Leaving out every picture, copy the lines of the data exactly, from the first through the line containing "const boxUpper = [600, 620];".

Data provided:
********

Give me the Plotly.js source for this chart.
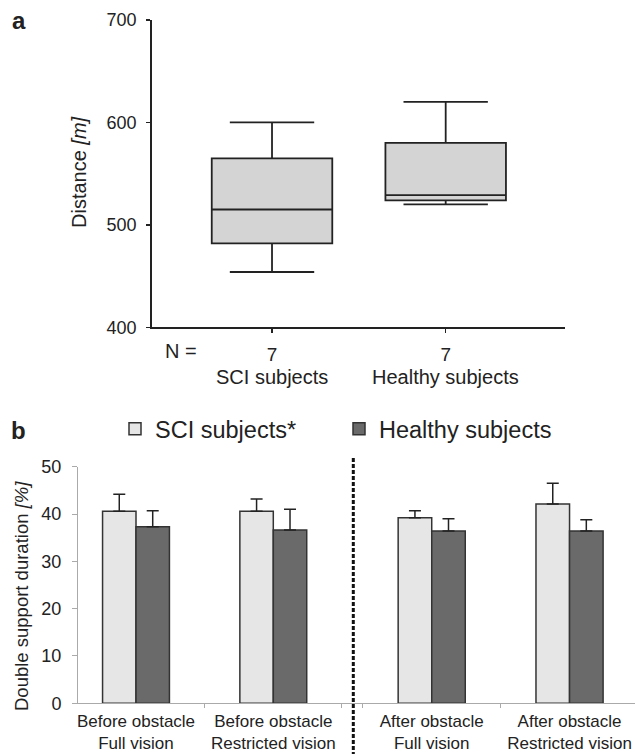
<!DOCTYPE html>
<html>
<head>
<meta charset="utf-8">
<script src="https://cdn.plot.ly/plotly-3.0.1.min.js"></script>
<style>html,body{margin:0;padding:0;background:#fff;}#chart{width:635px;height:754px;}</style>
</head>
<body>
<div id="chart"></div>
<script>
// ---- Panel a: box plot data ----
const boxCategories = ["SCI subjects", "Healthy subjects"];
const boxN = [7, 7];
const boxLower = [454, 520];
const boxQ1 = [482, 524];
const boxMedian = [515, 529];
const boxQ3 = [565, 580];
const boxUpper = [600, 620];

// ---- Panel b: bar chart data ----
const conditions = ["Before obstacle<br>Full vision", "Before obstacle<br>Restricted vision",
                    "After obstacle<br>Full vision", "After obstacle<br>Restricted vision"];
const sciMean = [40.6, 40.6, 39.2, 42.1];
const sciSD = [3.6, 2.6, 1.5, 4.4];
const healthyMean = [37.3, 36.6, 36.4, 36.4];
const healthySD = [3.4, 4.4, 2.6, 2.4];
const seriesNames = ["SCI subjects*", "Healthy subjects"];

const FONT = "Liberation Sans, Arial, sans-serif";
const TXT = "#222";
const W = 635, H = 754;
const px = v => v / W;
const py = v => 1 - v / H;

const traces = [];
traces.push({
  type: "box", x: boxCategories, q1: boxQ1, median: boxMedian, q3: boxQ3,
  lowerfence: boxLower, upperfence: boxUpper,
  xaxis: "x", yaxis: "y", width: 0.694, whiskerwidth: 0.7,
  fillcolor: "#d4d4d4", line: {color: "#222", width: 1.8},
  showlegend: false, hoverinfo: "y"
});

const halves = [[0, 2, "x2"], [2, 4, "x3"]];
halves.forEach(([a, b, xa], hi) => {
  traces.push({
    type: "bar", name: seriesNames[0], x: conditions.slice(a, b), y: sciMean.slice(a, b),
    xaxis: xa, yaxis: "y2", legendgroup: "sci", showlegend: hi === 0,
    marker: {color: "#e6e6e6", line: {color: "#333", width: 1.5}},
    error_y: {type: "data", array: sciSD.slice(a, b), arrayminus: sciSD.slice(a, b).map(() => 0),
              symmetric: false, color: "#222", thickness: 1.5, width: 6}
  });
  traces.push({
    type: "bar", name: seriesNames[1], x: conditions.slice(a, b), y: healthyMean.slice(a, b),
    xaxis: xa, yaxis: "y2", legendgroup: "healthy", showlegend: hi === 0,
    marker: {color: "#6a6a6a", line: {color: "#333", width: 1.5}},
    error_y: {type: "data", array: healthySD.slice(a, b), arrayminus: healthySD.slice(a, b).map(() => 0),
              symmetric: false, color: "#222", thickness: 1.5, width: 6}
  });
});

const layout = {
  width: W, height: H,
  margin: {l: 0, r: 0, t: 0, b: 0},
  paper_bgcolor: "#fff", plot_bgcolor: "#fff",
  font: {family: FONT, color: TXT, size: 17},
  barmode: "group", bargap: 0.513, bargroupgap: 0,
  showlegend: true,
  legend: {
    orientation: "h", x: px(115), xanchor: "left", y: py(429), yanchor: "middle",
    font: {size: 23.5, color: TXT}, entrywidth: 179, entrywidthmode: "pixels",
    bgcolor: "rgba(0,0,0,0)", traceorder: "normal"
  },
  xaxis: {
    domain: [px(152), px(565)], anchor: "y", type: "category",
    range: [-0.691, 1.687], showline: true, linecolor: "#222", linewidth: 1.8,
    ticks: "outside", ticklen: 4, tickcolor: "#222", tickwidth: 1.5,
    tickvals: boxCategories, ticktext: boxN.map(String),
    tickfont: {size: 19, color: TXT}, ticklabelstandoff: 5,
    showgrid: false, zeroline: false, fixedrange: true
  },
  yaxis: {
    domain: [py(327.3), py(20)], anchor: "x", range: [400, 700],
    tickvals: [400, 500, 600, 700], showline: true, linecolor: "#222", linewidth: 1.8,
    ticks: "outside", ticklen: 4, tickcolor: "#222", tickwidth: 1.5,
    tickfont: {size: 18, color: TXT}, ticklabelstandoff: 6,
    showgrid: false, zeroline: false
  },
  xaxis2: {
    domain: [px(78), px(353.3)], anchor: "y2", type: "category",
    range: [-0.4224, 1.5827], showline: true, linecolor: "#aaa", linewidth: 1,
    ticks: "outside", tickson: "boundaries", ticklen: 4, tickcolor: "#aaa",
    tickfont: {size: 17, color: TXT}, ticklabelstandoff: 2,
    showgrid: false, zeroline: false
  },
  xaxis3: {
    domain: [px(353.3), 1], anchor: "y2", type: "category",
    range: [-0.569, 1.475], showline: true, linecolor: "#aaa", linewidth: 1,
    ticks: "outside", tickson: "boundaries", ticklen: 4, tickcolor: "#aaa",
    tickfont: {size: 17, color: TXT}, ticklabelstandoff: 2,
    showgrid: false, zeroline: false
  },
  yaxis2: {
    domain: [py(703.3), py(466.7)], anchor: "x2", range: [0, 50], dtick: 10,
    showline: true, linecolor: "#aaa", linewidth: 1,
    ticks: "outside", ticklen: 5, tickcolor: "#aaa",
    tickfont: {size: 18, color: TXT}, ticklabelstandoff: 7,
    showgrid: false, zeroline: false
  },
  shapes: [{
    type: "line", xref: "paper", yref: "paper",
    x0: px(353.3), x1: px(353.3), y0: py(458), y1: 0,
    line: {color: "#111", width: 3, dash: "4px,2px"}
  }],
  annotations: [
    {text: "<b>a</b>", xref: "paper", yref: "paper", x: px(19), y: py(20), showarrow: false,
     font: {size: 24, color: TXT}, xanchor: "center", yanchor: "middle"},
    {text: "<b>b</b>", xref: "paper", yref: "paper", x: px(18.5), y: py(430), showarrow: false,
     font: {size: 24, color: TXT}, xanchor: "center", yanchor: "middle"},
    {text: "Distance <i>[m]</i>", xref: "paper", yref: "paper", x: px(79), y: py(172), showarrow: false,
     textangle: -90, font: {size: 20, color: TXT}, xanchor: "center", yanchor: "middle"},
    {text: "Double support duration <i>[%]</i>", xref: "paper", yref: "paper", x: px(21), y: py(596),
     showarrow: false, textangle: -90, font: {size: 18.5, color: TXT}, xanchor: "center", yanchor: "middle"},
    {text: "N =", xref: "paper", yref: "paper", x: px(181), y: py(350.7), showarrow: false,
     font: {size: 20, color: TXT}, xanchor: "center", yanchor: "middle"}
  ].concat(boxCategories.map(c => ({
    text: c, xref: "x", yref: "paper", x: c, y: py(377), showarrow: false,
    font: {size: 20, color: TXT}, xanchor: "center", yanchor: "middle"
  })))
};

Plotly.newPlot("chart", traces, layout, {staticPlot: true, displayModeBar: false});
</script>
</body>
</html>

********

Task response:
Give me the Plotly.js source for this chart.
<!DOCTYPE html>
<html>
<head>
<meta charset="utf-8">
<script src="https://cdn.plot.ly/plotly-3.0.1.min.js"></script>
<style>html,body{margin:0;padding:0;background:#fff;}#chart{width:635px;height:754px;}</style>
</head>
<body>
<div id="chart"></div>
<script>
// ---- Panel a: box plot data ----
const boxCategories = ["SCI subjects", "Healthy subjects"];
const boxN = [7, 7];
const boxLower = [454, 520];
const boxQ1 = [482, 524];
const boxMedian = [515, 529];
const boxQ3 = [565, 580];
const boxUpper = [600, 620];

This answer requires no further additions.